Transcribe the whole listing below without changing a word, but leave out every image.

## SUPPLIED DATA
--------------------------------------------------

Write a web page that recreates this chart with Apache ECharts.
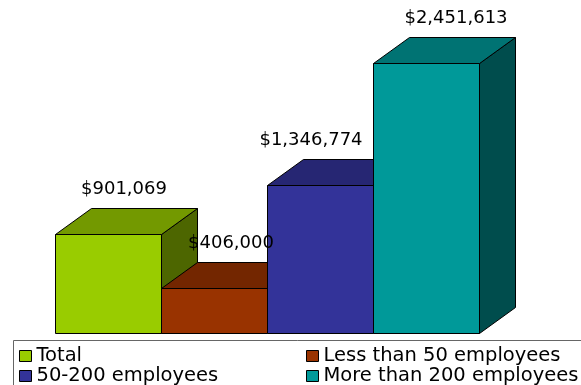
<!DOCTYPE html>
<html>
<head>
<meta charset="utf-8">
<script src="https://cdn.jsdelivr.net/npm/echarts@6/dist/echarts.min.js"></script>
<style>
  html, body { margin: 0; padding: 0; background: #fff; }
  #chart { width: 581px; height: 385px; }
</style>
</head>
<body>
<div id="chart"></div>
<script>
// Funding by company size
const categories = ['Total', 'Less than 50 employees', '50-200 employees', 'More than 200 employees'];
const values = [901069, 406000, 1346774, 2451613];
const frontColors = ['#99CC00', '#993300', '#333399', '#009999'];

// 3D box depth and per-bar label nudges (pixels)
const DEPTH_X = 36;
const DEPTH_Y = 26;
const LABEL_DX = [16, 17, -9, 30];
const LABEL_DY = 19.5;

function shade(hex, f) {
  const n = parseInt(hex.slice(1), 16);
  const r = Math.round(((n >> 16) & 255) * f);
  const g = Math.round(((n >> 8) & 255) * f);
  const b = Math.round((n & 255) * f);
  return 'rgb(' + r + ',' + g + ',' + b + ')';
}

function money(v) {
  return '$' + v.toLocaleString('en-US');
}

function renderBox(params, api) {
  const idx = api.value(0);
  const val = api.value(1);
  const base = api.coord([idx, 0]);
  const top = api.coord([idx, val]);
  const w = api.size([1, 0])[0];
  const x0 = Math.round(base[0] - w / 2) + 0.5;
  const x1 = Math.round(base[0] + w / 2) + 0.5;
  const yB = Math.round(base[1]) + 0.5;
  const yT = Math.round(top[1]) + 0.5;
  const c = frontColors[params.seriesIndex];
  const stroke = { stroke: '#000', lineWidth: 1 };
  return {
    type: 'group',
    children: [
      {
        type: 'polygon',
        shape: { points: [[x1, yT], [x1 + DEPTH_X, yT - DEPTH_Y], [x1 + DEPTH_X, yB - DEPTH_Y], [x1, yB]] },
        style: Object.assign({ fill: shade(c, 0.5) }, stroke)
      },
      {
        type: 'polygon',
        shape: { points: [[x0, yT], [x1, yT], [x1 + DEPTH_X, yT - DEPTH_Y], [x0 + DEPTH_X, yT - DEPTH_Y]] },
        style: Object.assign({ fill: shade(c, 0.75) }, stroke)
      },
      {
        type: 'rect',
        shape: { x: x0, y: yT, width: x1 - x0, height: yB - yT },
        style: Object.assign({ fill: c }, stroke)
      },
      {
        type: 'text',
        z2: 100,
        x: base[0] + LABEL_DX[idx],
        y: yT - DEPTH_Y - LABEL_DY,
        style: {
          text: money(val),
          fill: '#000',
          font: '18px "DejaVu Sans"',
          align: 'center',
          verticalAlign: 'middle'
        }
      }
    ]
  };
}

const series = categories.map(function (name, i) {
  return {
    name: name,
    type: 'custom',
    renderItem: renderBox,
    itemStyle: { color: frontColors[i] },
    encode: { x: 0, y: 1 },
    data: [[i, values[i]]]
  };
});

const legendText = { fontFamily: 'DejaVu Sans', fontSize: 19.5, color: '#000', lineHeight: 19.5 };
const legendCommon = {
  orient: 'vertical',
  top: 346,
  width: 300,
  height: 80,
  itemWidth: 12,
  itemHeight: 11,
  itemGap: 0,
  itemTextGap: 6,
  icon: 'rect',
  itemStyle: { borderColor: '#000', borderWidth: 1 },
  textStyle: legendText,
  selectedMode: false,
  padding: 0
};

const chart = echarts.init(document.getElementById('chart'), null, { renderer: 'canvas' });
chart.setOption({
  animation: false,
  backgroundColor: '#fff',
  grid: { left: 55, width: 424, top: 57.7, bottom: 52 },
  xAxis: { type: 'category', data: categories, show: false, boundaryGap: true },
  yAxis: { type: 'value', min: 0, max: 2500000, show: false },
  legend: [
    Object.assign({ left: 19, data: [categories[0], categories[2]] }, legendCommon),
    Object.assign({ left: 306, data: [categories[1], categories[3]] }, legendCommon)
  ],
  graphic: [{
    type: 'rect',
    shape: { x: 13.5, y: 340.5, width: 620, height: 80 },
    style: { fill: 'none', stroke: '#666', lineWidth: 1 },
    z: -1
  }],
  series: series
});
</script>
</body>
</html>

--------------------------------------------------

## COMPLETED TASK
Write a web page that recreates this chart with Apache ECharts.
<!DOCTYPE html>
<html>
<head>
<meta charset="utf-8">
<script src="https://cdn.jsdelivr.net/npm/echarts@6/dist/echarts.min.js"></script>
<style>
  html, body { margin: 0; padding: 0; background: #fff; }
  #chart { width: 581px; height: 385px; }
</style>
</head>
<body>
<div id="chart"></div>
<script>
// Funding by company size
const categories = ['Total', 'Less than 50 employees', '50-200 employees', 'More than 200 employees'];
const values = [901069, 406000, 1346774, 2451613];
const frontColors = ['#99CC00', '#993300', '#333399', '#009999'];

// 3D box depth and per-bar label nudges (pixels)
const DEPTH_X = 36;
const DEPTH_Y = 26;
const LABEL_DX = [16, 17, -9, 30];
const LABEL_DY = 19.5;

function shade(hex, f) {
  const n = parseInt(hex.slice(1), 16);
  const r = Math.round(((n >> 16) & 255) * f);
  const g = Math.round(((n >> 8) & 255) * f);
  const b = Math.round((n & 255) * f);
  return 'rgb(' + r + ',' + g + ',' + b + ')';
}

function money(v) {
  return '$' + v.toLocaleString('en-US');
}

function renderBox(params, api) {
  const idx = api.value(0);
  const val = api.value(1);
  const base = api.coord([idx, 0]);
  const top = api.coord([idx, val]);
  const w = api.size([1, 0])[0];
  const x0 = Math.round(base[0] - w / 2) + 0.5;
  const x1 = Math.round(base[0] + w / 2) + 0.5;
  const yB = Math.round(base[1]) + 0.5;
  const yT = Math.round(top[1]) + 0.5;
  const c = frontColors[params.seriesIndex];
  const stroke = { stroke: '#000', lineWidth: 1 };
  return {
    type: 'group',
    children: [
      {
        type: 'polygon',
        shape: { points: [[x1, yT], [x1 + DEPTH_X, yT - DEPTH_Y], [x1 + DEPTH_X, yB - DEPTH_Y], [x1, yB]] },
        style: Object.assign({ fill: shade(c, 0.5) }, stroke)
      },
      {
        type: 'polygon',
        shape: { points: [[x0, yT], [x1, yT], [x1 + DEPTH_X, yT - DEPTH_Y], [x0 + DEPTH_X, yT - DEPTH_Y]] },
        style: Object.assign({ fill: shade(c, 0.75) }, stroke)
      },
      {
        type: 'rect',
        shape: { x: x0, y: yT, width: x1 - x0, height: yB - yT },
        style: Object.assign({ fill: c }, stroke)
      },
      {
        type: 'text',
        z2: 100,
        x: base[0] + LABEL_DX[idx],
        y: yT - DEPTH_Y - LABEL_DY,
        style: {
          text: money(val),
          fill: '#000',
          font: '18px "DejaVu Sans"',
          align: 'center',
          verticalAlign: 'middle'
        }
      }
    ]
  };
}

const series = categories.map(function (name, i) {
  return {
    name: name,
    type: 'custom',
    renderItem: renderBox,
    itemStyle: { color: frontColors[i] },
    encode: { x: 0, y: 1 },
    data: [[i, values[i]]]
  };
});

const legendText = { fontFamily: 'DejaVu Sans', fontSize: 19.5, color: '#000', lineHeight: 19.5 };
const legendCommon = {
  orient: 'vertical',
  top: 346,
  width: 300,
  height: 80,
  itemWidth: 12,
  itemHeight: 11,
  itemGap: 0,
  itemTextGap: 6,
  icon: 'rect',
  itemStyle: { borderColor: '#000', borderWidth: 1 },
  textStyle: legendText,
  selectedMode: false,
  padding: 0
};

const chart = echarts.init(document.getElementById('chart'), null, { renderer: 'canvas' });
chart.setOption({
  animation: false,
  backgroundColor: '#fff',
  grid: { left: 55, width: 424, top: 57.7, bottom: 52 },
  xAxis: { type: 'category', data: categories, show: false, boundaryGap: true },
  yAxis: { type: 'value', min: 0, max: 2500000, show: false },
  legend: [
    Object.assign({ left: 19, data: [categories[0], categories[2]] }, legendCommon),
    Object.assign({ left: 306, data: [categories[1], categories[3]] }, legendCommon)
  ],
  graphic: [{
    type: 'rect',
    shape: { x: 13.5, y: 340.5, width: 620, height: 80 },
    style: { fill: 'none', stroke: '#666', lineWidth: 1 },
    z: -1
  }],
  series: series
});
</script>
</body>
</html>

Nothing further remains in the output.